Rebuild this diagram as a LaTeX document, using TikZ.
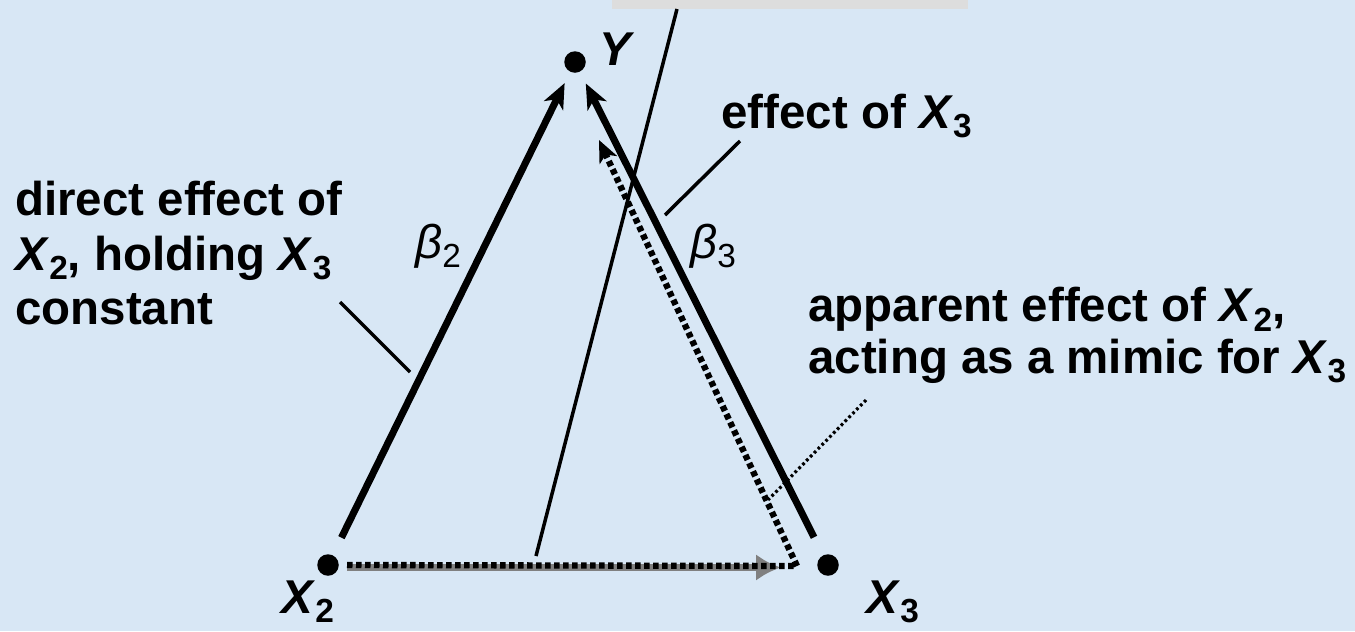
\documentclass[tikz,border=0pt]{standalone}
\usepackage{fontspec}
\setmainfont{Liberation Sans}
\usepackage{xcolor}
\usetikzlibrary{arrows.meta,positioning}
\definecolor{paleblue}{RGB}{216,231,245}
\definecolor{boxgrey}{RGB}{221,221,221}
\newcommand{\lowidx}[1]{\raisebox{-0.2em}{\fontsize{19}{19}\selectfont #1}}
\newcommand{\vsub}[2]{\textit{#1}\lowidx{#2}}

\begin{document}
\begin{tikzpicture}[x=0.2mm, y=-0.2mm,
  font=\fontsize{27}{31}\selectfont\bfseries,
  dot/.style={circle, fill=black, inner sep=0pt, minimum size=4.3mm},
  lbl/.style={inner sep=0pt, anchor=base west},
  txt/.style={inner sep=0pt, anchor=north west, align=left},
  coef/.style={inner sep=0pt, anchor=base west, font=\fontsize{27}{31}\selectfont\mdseries},
  arr/.style={-{Stealth[length=5mm,width=4.2mm,inset=1.4mm]}, line width=4pt},
  mimic/.style={-{Stealth[length=4.4mm,width=3.8mm,inset=1.2mm]}, line width=3.6pt, dash pattern=on 1.1mm off 0.7mm},
  greyarr/.style={-{Latex[length=5mm,width=5.4mm]}, line width=4.4pt, gray},
  pointer/.style={line width=2pt},
  dotptr/.style={line width=1.8pt, dash pattern=on 0.55mm off 0.55mm}]
  \fill[paleblue] (0,0) rectangle (1355,631);
  \useasboundingbox (0,0) rectangle (1355,631);
  \node[fill=boxgrey, minimum width=71.2mm, minimum height=1.8mm, inner sep=0pt] (topbox) at (790,4.5) {};
  % points
  \node[dot] (y)  at (575,62)  {};
  \node[dot] (x2) at (328,565) {};
  \node[dot] (x3) at (828,565) {};
  \node[lbl] (ylab)  at (599,65)  {\textit{Y}};
  \node[lbl] (x2lab) at (281,613) {\vsub{X}{2}};
  \node[lbl] (x3lab) at (866,613) {\vsub{X}{3}};
  \node[coef] (b2) at (415,258) {\textit{β}\lowidx{2}};
  \node[coef] (b3) at (690,258) {\textit{β}\lowidx{3}};
  % labels
  \node[txt] (direct) at (15,181) {direct effect of\\ \vsub{X}{2}, holding \vsub{X}{3}\\ constant};
  \node[lbl] (effect) at (721,128) {effect of \vsub{X}{3}};
  \node[txt, font=\fontsize{27}{29.4}\selectfont\bfseries] (apparent) at (808,287) {apparent effect of \vsub{X}{2},\\ acting as a mimic for \vsub{X}{3}};
  \coordinate (boxfoot)    at (677,9);
  \coordinate (midfoot)    at (536,556);
  \coordinate (directtail) at (340,302);
  \coordinate (directend)  at (410,372);
  \coordinate (effecttail) at (740,141);
  \coordinate (effectend)  at (665,215);
  \coordinate (mimictail)  at (866,400);
  \coordinate (mimicend)   at (768,500);
  \coordinate (corner)     at (797,566);
  \coordinate (mimictip)   at (599,140);
  % connectors
  \draw[pointer] (boxfoot) -- (midfoot);
  \draw[greyarr, shorten <=3.8mm, shorten >=9.4mm] ([yshift=-0.5mm]x2.center) -- ([yshift=-0.5mm]x3.center);
  \draw[mimic] ([xshift=3.8mm]x2.center) -- (corner) -- (mimictip);
  \draw[arr, shorten <=6.1mm, shorten >=4.7mm] (x2.center) -- (y.center);
  \draw[arr, shorten <=6.2mm, shorten >=4.8mm] (x3.center) -- (y.center);
  \draw[pointer] (directtail) -- (directend);
  \draw[pointer] (effecttail) -- (effectend);
  \draw[dotptr] (mimictail) -- (mimicend);
\end{tikzpicture}
\end{document}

Problem. Reproduce every line above as written, skipping pictures.

Correct result.
Rebuild this diagram as a LaTeX document, using TikZ.
\documentclass[tikz,border=0pt]{standalone}
\usepackage{fontspec}
\setmainfont{Liberation Sans}
\usepackage{xcolor}
\usetikzlibrary{arrows.meta,positioning}
\definecolor{paleblue}{RGB}{216,231,245}
\definecolor{boxgrey}{RGB}{221,221,221}
\newcommand{\lowidx}[1]{\raisebox{-0.2em}{\fontsize{19}{19}\selectfont #1}}
\newcommand{\vsub}[2]{\textit{#1}\lowidx{#2}}

\begin{document}
\begin{tikzpicture}[x=0.2mm, y=-0.2mm,
  font=\fontsize{27}{31}\selectfont\bfseries,
  dot/.style={circle, fill=black, inner sep=0pt, minimum size=4.3mm},
  lbl/.style={inner sep=0pt, anchor=base west},
  txt/.style={inner sep=0pt, anchor=north west, align=left},
  coef/.style={inner sep=0pt, anchor=base west, font=\fontsize{27}{31}\selectfont\mdseries},
  arr/.style={-{Stealth[length=5mm,width=4.2mm,inset=1.4mm]}, line width=4pt},
  mimic/.style={-{Stealth[length=4.4mm,width=3.8mm,inset=1.2mm]}, line width=3.6pt, dash pattern=on 1.1mm off 0.7mm},
  greyarr/.style={-{Latex[length=5mm,width=5.4mm]}, line width=4.4pt, gray},
  pointer/.style={line width=2pt},
  dotptr/.style={line width=1.8pt, dash pattern=on 0.55mm off 0.55mm}]
  \fill[paleblue] (0,0) rectangle (1355,631);
  \useasboundingbox (0,0) rectangle (1355,631);
  \node[fill=boxgrey, minimum width=71.2mm, minimum height=1.8mm, inner sep=0pt] (topbox) at (790,4.5) {};
  % points
  \node[dot] (y)  at (575,62)  {};
  \node[dot] (x2) at (328,565) {};
  \node[dot] (x3) at (828,565) {};
  \node[lbl] (ylab)  at (599,65)  {\textit{Y}};
  \node[lbl] (x2lab) at (281,613) {\vsub{X}{2}};
  \node[lbl] (x3lab) at (866,613) {\vsub{X}{3}};
  \node[coef] (b2) at (415,258) {\textit{β}\lowidx{2}};
  \node[coef] (b3) at (690,258) {\textit{β}\lowidx{3}};
  % labels
  \node[txt] (direct) at (15,181) {direct effect of\\ \vsub{X}{2}, holding \vsub{X}{3}\\ constant};
  \node[lbl] (effect) at (721,128) {effect of \vsub{X}{3}};
  \node[txt, font=\fontsize{27}{29.4}\selectfont\bfseries] (apparent) at (808,287) {apparent effect of \vsub{X}{2},\\ acting as a mimic for \vsub{X}{3}};
  \coordinate (boxfoot)    at (677,9);
  \coordinate (midfoot)    at (536,556);
  \coordinate (directtail) at (340,302);
  \coordinate (directend)  at (410,372);
  \coordinate (effecttail) at (740,141);
  \coordinate (effectend)  at (665,215);
  \coordinate (mimictail)  at (866,400);
  \coordinate (mimicend)   at (768,500);
  \coordinate (corner)     at (797,566);
  \coordinate (mimictip)   at (599,140);
  % connectors
  \draw[pointer] (boxfoot) -- (midfoot);
  \draw[greyarr, shorten <=3.8mm, shorten >=9.4mm] ([yshift=-0.5mm]x2.center) -- ([yshift=-0.5mm]x3.center);
  \draw[mimic] ([xshift=3.8mm]x2.center) -- (corner) -- (mimictip);
  \draw[arr, shorten <=6.1mm, shorten >=4.7mm] (x2.center) -- (y.center);
  \draw[arr, shorten <=6.2mm, shorten >=4.8mm] (x3.center) -- (y.center);
  \draw[pointer] (directtail) -- (directend);
  \draw[pointer] (effecttail) -- (effectend);
  \draw[dotptr] (mimictail) -- (mimicend);
\end{tikzpicture}
\end{document}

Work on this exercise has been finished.